**Data to process**:
◆ ◆ ◆ ◆

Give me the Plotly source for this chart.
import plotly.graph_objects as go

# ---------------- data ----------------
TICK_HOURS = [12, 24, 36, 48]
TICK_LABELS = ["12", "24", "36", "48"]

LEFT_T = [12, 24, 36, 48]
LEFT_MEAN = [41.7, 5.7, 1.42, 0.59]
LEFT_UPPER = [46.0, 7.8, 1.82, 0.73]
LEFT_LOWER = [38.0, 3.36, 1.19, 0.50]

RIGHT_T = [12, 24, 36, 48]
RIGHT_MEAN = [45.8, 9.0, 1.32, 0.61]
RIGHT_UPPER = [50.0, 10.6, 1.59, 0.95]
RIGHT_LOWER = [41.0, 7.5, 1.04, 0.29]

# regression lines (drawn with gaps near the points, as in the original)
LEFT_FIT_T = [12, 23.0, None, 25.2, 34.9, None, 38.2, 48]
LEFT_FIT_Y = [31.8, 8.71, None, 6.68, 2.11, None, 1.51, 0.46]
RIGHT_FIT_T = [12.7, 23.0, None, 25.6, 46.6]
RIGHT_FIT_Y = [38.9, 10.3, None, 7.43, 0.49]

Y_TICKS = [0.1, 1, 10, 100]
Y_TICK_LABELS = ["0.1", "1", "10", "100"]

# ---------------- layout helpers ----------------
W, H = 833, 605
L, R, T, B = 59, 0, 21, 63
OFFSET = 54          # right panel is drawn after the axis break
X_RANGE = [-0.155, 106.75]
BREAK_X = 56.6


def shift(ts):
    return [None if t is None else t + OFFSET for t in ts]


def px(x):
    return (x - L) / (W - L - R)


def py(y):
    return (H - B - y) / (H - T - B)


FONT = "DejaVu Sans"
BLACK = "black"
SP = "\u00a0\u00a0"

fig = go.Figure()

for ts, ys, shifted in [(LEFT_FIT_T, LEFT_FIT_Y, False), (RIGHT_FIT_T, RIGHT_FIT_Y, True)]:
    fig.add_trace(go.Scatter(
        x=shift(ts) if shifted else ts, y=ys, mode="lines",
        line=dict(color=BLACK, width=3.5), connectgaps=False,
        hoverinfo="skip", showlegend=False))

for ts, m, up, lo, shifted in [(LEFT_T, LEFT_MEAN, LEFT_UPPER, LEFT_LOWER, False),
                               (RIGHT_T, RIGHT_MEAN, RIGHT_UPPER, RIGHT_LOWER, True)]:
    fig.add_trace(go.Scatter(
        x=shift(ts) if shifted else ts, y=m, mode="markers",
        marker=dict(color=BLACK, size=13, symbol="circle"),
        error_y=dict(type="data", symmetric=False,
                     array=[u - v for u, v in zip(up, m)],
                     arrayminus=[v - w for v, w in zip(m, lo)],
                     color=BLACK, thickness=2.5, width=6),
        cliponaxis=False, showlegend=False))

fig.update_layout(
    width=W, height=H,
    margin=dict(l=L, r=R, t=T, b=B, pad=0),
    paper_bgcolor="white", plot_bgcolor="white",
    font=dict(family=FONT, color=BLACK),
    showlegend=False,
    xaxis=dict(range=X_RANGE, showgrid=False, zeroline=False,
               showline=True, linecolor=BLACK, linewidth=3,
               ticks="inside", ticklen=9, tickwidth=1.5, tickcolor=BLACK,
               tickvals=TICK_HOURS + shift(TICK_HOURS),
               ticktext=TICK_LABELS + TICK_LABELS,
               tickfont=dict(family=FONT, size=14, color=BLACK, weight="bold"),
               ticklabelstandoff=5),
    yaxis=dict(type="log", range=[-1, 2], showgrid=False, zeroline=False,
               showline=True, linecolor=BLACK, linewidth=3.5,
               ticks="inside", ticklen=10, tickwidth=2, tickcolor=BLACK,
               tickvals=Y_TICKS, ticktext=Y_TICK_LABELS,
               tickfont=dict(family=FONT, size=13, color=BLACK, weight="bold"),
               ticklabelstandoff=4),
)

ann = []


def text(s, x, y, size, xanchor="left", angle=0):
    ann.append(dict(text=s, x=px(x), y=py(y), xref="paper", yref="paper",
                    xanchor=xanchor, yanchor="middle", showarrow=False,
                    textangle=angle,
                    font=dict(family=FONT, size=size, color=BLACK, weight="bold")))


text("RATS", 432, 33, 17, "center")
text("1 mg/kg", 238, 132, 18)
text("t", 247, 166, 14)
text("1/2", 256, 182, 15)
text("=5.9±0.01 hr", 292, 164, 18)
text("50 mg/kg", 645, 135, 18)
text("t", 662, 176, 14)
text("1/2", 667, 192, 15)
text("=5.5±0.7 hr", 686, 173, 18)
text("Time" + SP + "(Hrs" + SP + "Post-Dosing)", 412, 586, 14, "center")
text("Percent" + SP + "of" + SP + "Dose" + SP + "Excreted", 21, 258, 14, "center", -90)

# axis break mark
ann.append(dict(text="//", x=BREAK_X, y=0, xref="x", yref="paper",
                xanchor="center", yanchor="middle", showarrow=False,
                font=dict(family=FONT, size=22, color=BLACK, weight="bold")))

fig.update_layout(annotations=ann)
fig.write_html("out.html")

◆ ◆ ◆ ◆

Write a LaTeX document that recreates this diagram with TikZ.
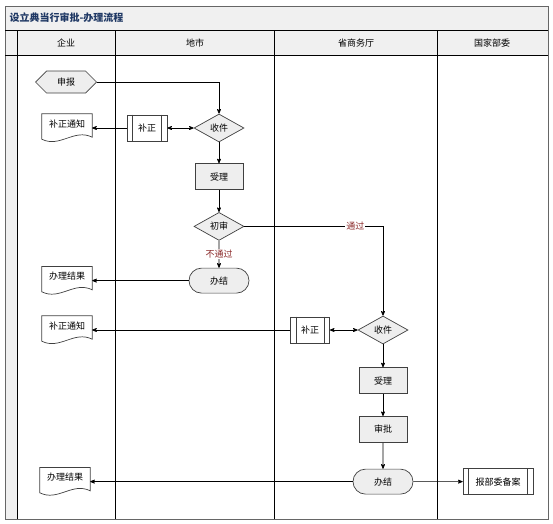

◆ ◆ ◆ ◆

Repeat word for word the stretch of lines from the one with "Give me the Plotly source for this chart." down to the one with "LEFT_LOWER = [38.0, 3.36, 1.19, 0.50]", both included.

**Finished task**:
Give me the Plotly source for this chart.
import plotly.graph_objects as go

# ---------------- data ----------------
TICK_HOURS = [12, 24, 36, 48]
TICK_LABELS = ["12", "24", "36", "48"]

LEFT_T = [12, 24, 36, 48]
LEFT_MEAN = [41.7, 5.7, 1.42, 0.59]
LEFT_UPPER = [46.0, 7.8, 1.82, 0.73]
LEFT_LOWER = [38.0, 3.36, 1.19, 0.50]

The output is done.